The NFT scam was invented by Bill Zanker, who co-wrote Trump’s recent book “Think Big and Kick Ass” (I imagine, in fact, wrote all of it). His claim to fame was founding the adult education company “The Learning Annex”, which educated adults on such intellectual topics as “How to Flirt”, “How to Cheat on Your Spouse”, and “How to Talk to Your Cat” (which knowledge Oliver opines will most likely need to be deployed in exactly that order!).
Then there’s the new up-and-coming cryptocurrency scam, which has a lofty name consisting of three random MAGA-sounding words thrown together “World Liberty Financial”. Trump’s partners for this venture are the following two distinguished financiers.

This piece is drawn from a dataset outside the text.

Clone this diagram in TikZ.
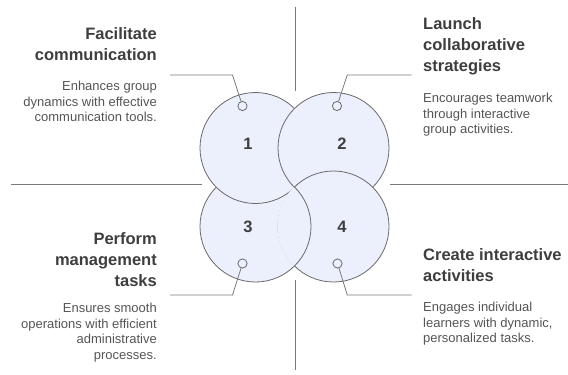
\documentclass[tikz,border=0pt]{standalone}
\usepackage{fontspec}
\setmainfont{Liberation Sans}
\definecolor{cfill}{HTML}{EBF0FC}
\definecolor{cline}{HTML}{6A6A6A}
\definecolor{gline}{HTML}{7A7A7A}
\definecolor{ttl}{HTML}{3E3E3E}
\definecolor{dsc}{HTML}{555555}
\begin{document}
\begin{tikzpicture}[x=1pt,y=-1pt,
  big/.style={fill=cfill,draw=cline,line width=0.8pt},
  dot/.style={circle,draw=cline,fill=cfill,line width=0.8pt,minimum size=9.2pt,inner sep=0pt},
  num/.style={font=\bfseries\fontsize{16.5}{16.5}\selectfont,text=ttl,inner sep=0pt},
  lead/.style={draw=gline,line width=0.8pt},
  divider/.style={draw=gline,line width=0.9pt},
  ttlR/.style={align=right,inner sep=0pt,anchor=north east,text=ttl,font=\bfseries\fontsize{16.5}{21}\selectfont},
  ttlL/.style={align=left,inner sep=0pt,anchor=north west,text=ttl,font=\bfseries\fontsize{16.5}{21}\selectfont},
  dscR/.style={align=right,inner sep=0pt,anchor=north east,text=dsc,font=\fontsize{13}{15.5}\selectfont},
  dscL/.style={align=left,inner sep=0pt,anchor=north west,text=dsc,font=\fontsize{13}{15.5}\selectfont}]
\useasboundingbox (0,0) rectangle (568,375);
\fill[white] (0,0) rectangle (568,375);
% dividers
\draw[divider] (295.3,6.7) -- (295.3,90.7);
\draw[divider] (295.3,280) -- (295.3,370);
\draw[divider] (11,184.5) -- (201.5,184.5);
\draw[divider] (390,184.5) -- (568,184.5);
% circles (pinwheel overlap)
\path[big] (255.5,226.5) circle (55.5);
\path[big] (255.5,148) circle (55.5);
\path[big] (333.5,148) circle (55.5);
\path[big] (333.5,226.5) circle (55.5);
\begin{scope}
  \clip (333.5,226.5) circle (56.2);
  \path[big] (255.5,226.5) circle (55.5);
\end{scope}
% markers and leaders
\node[dot] (s1) at (242.5,106) {};
\node[dot] (s2) at (337,106) {};
\node[dot] (s3) at (242.5,263.5) {};
\node[dot] (s4) at (337.5,263.5) {};
\coordinate (k1) at (232.5,75);
\coordinate (e1) at (170,75);
\coordinate (k2) at (347.3,75);
\coordinate (e2) at (411.5,75);
\coordinate (k3) at (232.5,295);
\coordinate (e3) at (170,295);
\coordinate (k4) at (347.3,295);
\coordinate (e4) at (411.5,295);
\draw[lead] (s1) -- (k1) -- (e1);
\draw[lead] (s2) -- (k2) -- (e2);
\draw[lead] (s3) -- (k3) -- (e3);
\draw[lead] (s4) -- (k4) -- (e4);
% numbers
\node[num] (n1) at (248,144) {1};
\node[num] (n2) at (342,144) {2};
\node[num] (n3) at (248,227) {3};
\node[num] (n4) at (342,227) {4};
% texts
\node[ttlR] (t1) at (157,27) {Facilitate\\communication};
\node[dscR] (d1) at (157,81) {Enhances group\\dynamics with effective\\communication tools.};
\node[ttlL] (t2) at (423,17) {Launch\\collaborative\\strategies};
\node[dscL] (d2) at (423,93) {Encourages teamwork\\through interactive\\group activities.};
\node[ttlR] (t3) at (157,232) {Perform\\management\\tasks};
\node[dscR] (d3) at (157,303) {Ensures smooth\\operations with efficient\\administrative\\processes.};
\node[ttlL] (t4) at (423,248) {Create interactive\\activities};
\node[dscL] (d4) at (423,302) {Engages individual\\learners with dynamic,\\personalized tasks.};
\end{tikzpicture}
\end{document}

First, we have Chase Herro, the self-styled “dirtbag of the internet” whose background included selling weight-loss “colon cleanses” and running a $149-a-month “get rich quick” scam.
Then we have Zak Folkman, who used to run a service called “Date Hotter Girls”, which was all about “how to take girls home and bang ‘em” (I stress that these are his words, not mine). He’s published videos on how to lure girls to your apartment and engage in said banging.
These are Trump’s latest business associates. While both of his cryptocurrency co-founders make one despair for the future of the human race, Zak is especially loathsome because he makes me embarrassed to be a male.
Well, don’t forget that Trump himself is a convicted (though not yet sentenced) felon. Which, in my opinion, hasn’t been stressed enough during this campaign.